# WORK INSTRUCTIONS:
Copy each line of the data below exactly, leaving out pictures.

# PROVIDED MATERIAL:
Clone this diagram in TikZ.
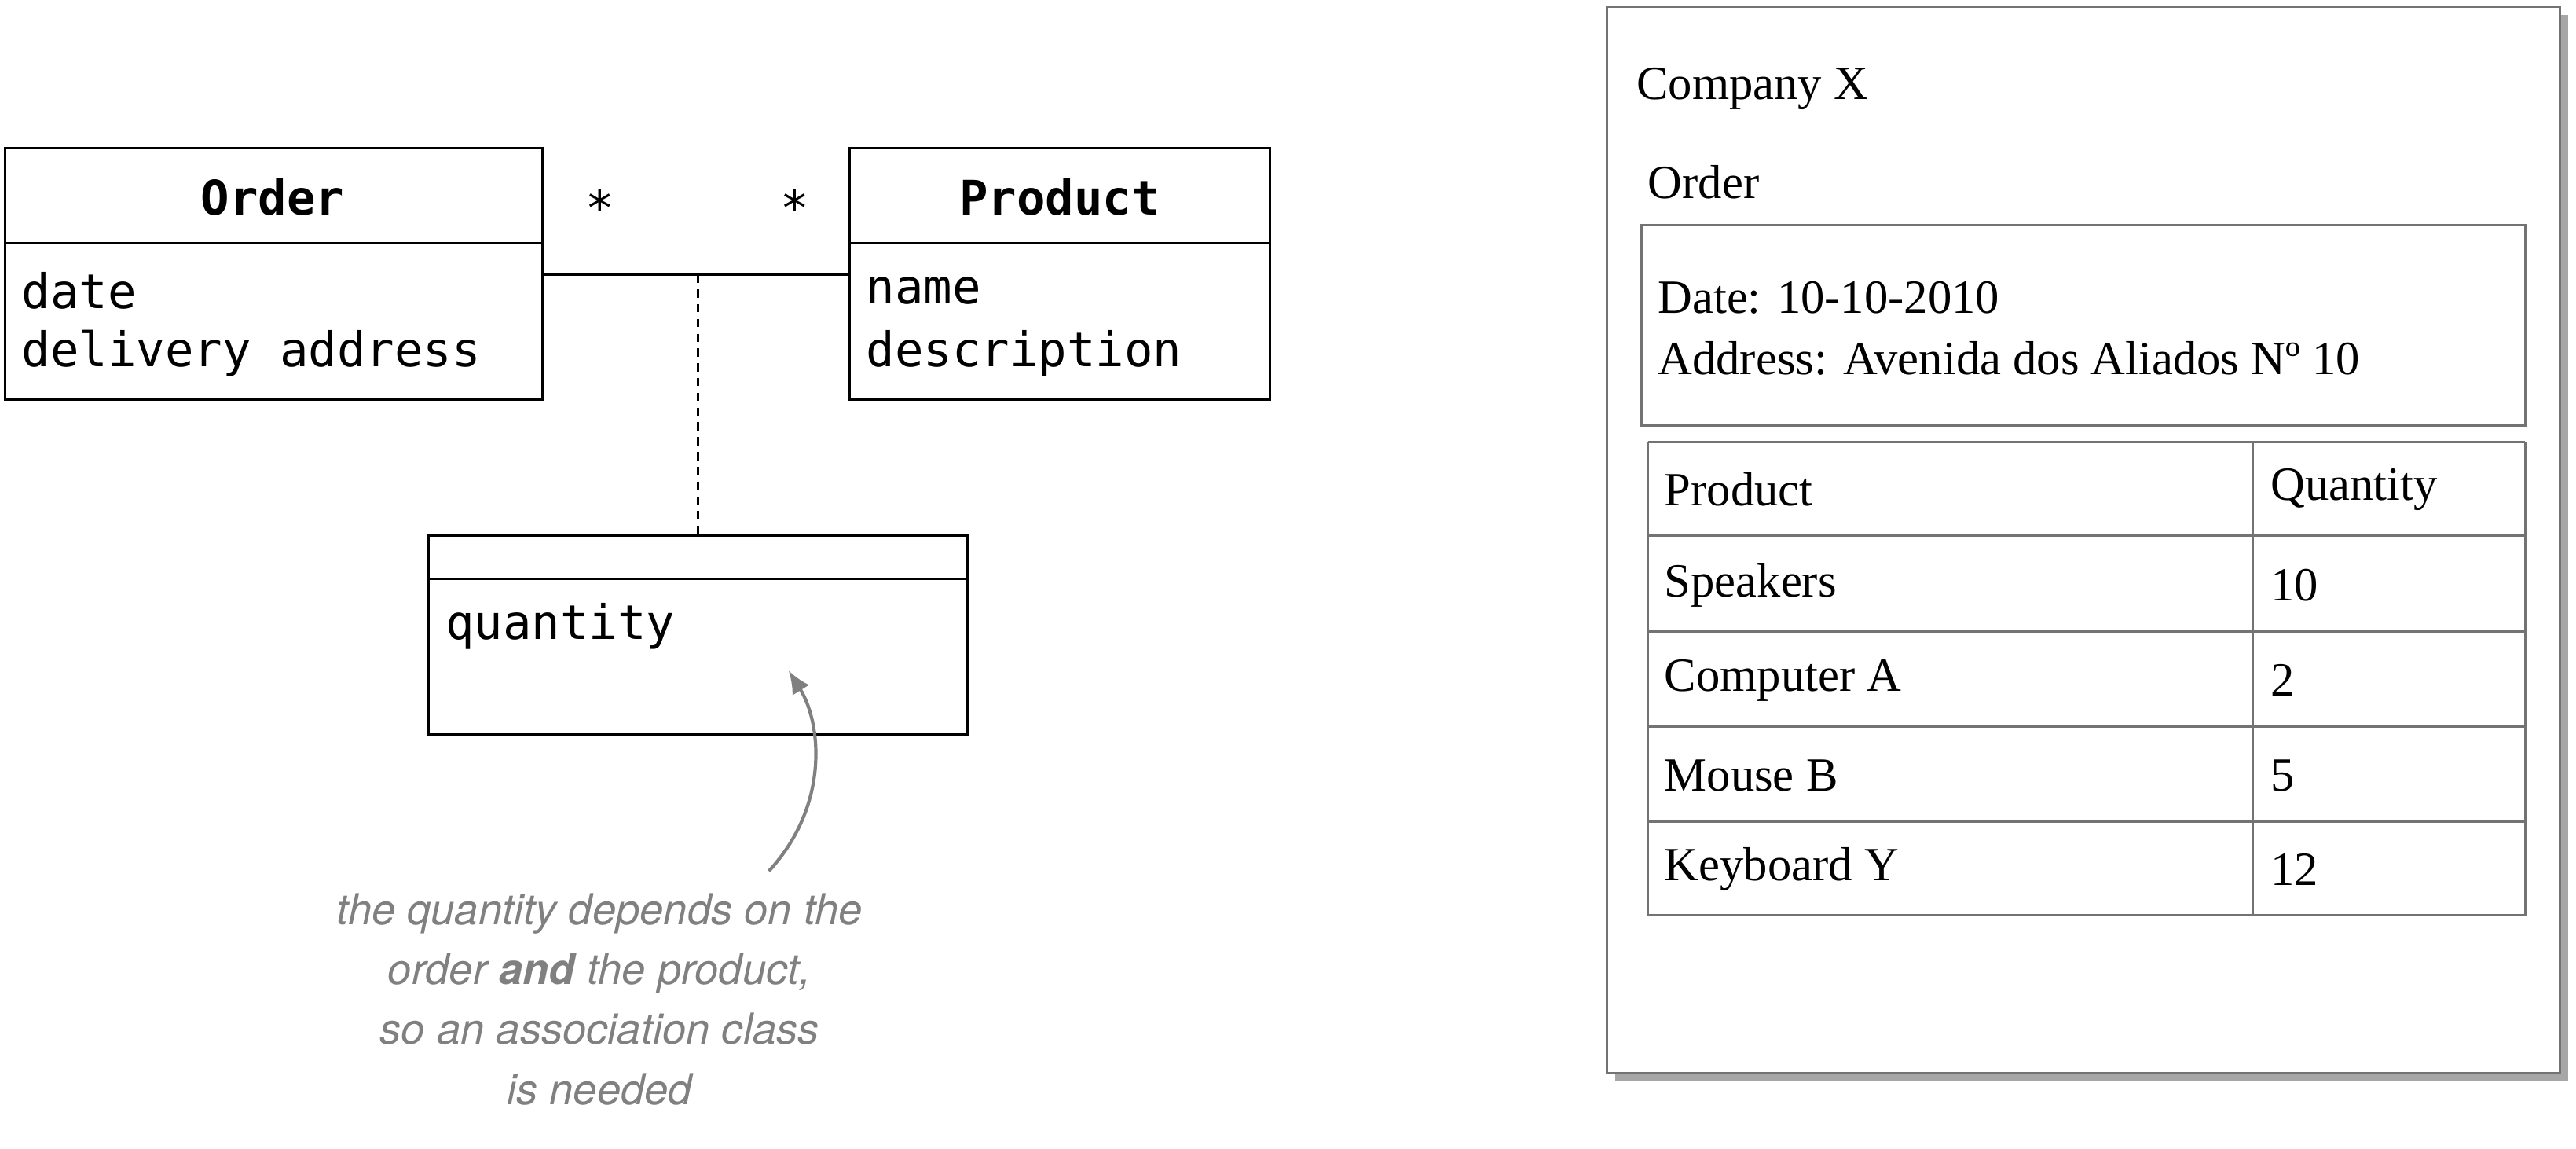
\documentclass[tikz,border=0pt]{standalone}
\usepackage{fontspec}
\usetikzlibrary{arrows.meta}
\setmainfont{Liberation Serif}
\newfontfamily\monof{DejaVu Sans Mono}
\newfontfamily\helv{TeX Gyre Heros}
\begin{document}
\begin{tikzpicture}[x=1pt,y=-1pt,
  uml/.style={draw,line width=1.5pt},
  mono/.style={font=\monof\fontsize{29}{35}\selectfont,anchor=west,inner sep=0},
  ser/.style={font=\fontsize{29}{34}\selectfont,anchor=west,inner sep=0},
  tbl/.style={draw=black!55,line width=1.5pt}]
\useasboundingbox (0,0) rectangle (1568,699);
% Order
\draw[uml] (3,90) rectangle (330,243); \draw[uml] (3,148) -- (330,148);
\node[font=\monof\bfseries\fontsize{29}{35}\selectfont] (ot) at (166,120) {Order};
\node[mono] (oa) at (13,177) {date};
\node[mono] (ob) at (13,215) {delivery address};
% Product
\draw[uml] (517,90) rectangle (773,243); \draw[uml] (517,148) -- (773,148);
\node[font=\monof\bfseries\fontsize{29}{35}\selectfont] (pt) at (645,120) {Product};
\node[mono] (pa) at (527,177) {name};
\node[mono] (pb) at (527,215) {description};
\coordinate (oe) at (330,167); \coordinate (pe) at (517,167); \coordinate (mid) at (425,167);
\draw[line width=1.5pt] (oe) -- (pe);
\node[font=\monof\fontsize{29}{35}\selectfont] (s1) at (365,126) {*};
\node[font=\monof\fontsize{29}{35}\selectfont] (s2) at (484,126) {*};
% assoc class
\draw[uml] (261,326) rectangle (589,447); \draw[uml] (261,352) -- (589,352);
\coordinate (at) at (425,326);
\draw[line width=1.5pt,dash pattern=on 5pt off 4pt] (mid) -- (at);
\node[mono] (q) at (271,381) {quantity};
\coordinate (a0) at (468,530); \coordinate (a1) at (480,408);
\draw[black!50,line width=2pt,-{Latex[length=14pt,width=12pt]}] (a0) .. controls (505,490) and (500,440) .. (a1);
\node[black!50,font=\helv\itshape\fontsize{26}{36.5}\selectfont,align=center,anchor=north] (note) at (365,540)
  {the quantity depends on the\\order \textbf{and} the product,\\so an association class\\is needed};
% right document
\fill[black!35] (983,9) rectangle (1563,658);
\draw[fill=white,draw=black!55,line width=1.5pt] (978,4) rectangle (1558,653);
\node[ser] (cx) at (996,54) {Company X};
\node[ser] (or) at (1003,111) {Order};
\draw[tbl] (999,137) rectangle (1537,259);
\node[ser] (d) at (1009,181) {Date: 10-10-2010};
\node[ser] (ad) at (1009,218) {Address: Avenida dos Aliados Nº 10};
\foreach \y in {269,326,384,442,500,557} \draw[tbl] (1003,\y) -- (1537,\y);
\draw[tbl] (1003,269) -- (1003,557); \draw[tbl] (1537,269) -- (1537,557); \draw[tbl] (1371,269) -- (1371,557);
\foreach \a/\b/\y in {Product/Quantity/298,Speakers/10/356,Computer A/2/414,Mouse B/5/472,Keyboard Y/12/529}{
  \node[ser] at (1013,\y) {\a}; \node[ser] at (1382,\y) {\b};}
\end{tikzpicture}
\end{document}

# THE ANSWER:
Clone this diagram in TikZ.
\documentclass[tikz,border=0pt]{standalone}
\usepackage{fontspec}
\usetikzlibrary{arrows.meta}
\setmainfont{Liberation Serif}
\newfontfamily\monof{DejaVu Sans Mono}
\newfontfamily\helv{TeX Gyre Heros}
\begin{document}
\begin{tikzpicture}[x=1pt,y=-1pt,
  uml/.style={draw,line width=1.5pt},
  mono/.style={font=\monof\fontsize{29}{35}\selectfont,anchor=west,inner sep=0},
  ser/.style={font=\fontsize{29}{34}\selectfont,anchor=west,inner sep=0},
  tbl/.style={draw=black!55,line width=1.5pt}]
\useasboundingbox (0,0) rectangle (1568,699);
% Order
\draw[uml] (3,90) rectangle (330,243); \draw[uml] (3,148) -- (330,148);
\node[font=\monof\bfseries\fontsize{29}{35}\selectfont] (ot) at (166,120) {Order};
\node[mono] (oa) at (13,177) {date};
\node[mono] (ob) at (13,215) {delivery address};
% Product
\draw[uml] (517,90) rectangle (773,243); \draw[uml] (517,148) -- (773,148);
\node[font=\monof\bfseries\fontsize{29}{35}\selectfont] (pt) at (645,120) {Product};
\node[mono] (pa) at (527,177) {name};
\node[mono] (pb) at (527,215) {description};
\coordinate (oe) at (330,167); \coordinate (pe) at (517,167); \coordinate (mid) at (425,167);
\draw[line width=1.5pt] (oe) -- (pe);
\node[font=\monof\fontsize{29}{35}\selectfont] (s1) at (365,126) {*};
\node[font=\monof\fontsize{29}{35}\selectfont] (s2) at (484,126) {*};
% assoc class
\draw[uml] (261,326) rectangle (589,447); \draw[uml] (261,352) -- (589,352);
\coordinate (at) at (425,326);
\draw[line width=1.5pt,dash pattern=on 5pt off 4pt] (mid) -- (at);
\node[mono] (q) at (271,381) {quantity};
\coordinate (a0) at (468,530); \coordinate (a1) at (480,408);
\draw[black!50,line width=2pt,-{Latex[length=14pt,width=12pt]}] (a0) .. controls (505,490) and (500,440) .. (a1);
\node[black!50,font=\helv\itshape\fontsize{26}{36.5}\selectfont,align=center,anchor=north] (note) at (365,540)
  {the quantity depends on the\\order \textbf{and} the product,\\so an association class\\is needed};
% right document
\fill[black!35] (983,9) rectangle (1563,658);
\draw[fill=white,draw=black!55,line width=1.5pt] (978,4) rectangle (1558,653);
\node[ser] (cx) at (996,54) {Company X};
\node[ser] (or) at (1003,111) {Order};
\draw[tbl] (999,137) rectangle (1537,259);
\node[ser] (d) at (1009,181) {Date: 10-10-2010};
\node[ser] (ad) at (1009,218) {Address: Avenida dos Aliados Nº 10};
\foreach \y in {269,326,384,442,500,557} \draw[tbl] (1003,\y) -- (1537,\y);
\draw[tbl] (1003,269) -- (1003,557); \draw[tbl] (1537,269) -- (1537,557); \draw[tbl] (1371,269) -- (1371,557);
\foreach \a/\b/\y in {Product/Quantity/298,Speakers/10/356,Computer A/2/414,Mouse B/5/472,Keyboard Y/12/529}{
  \node[ser] at (1013,\y) {\a}; \node[ser] at (1382,\y) {\b};}
\end{tikzpicture}
\end{document}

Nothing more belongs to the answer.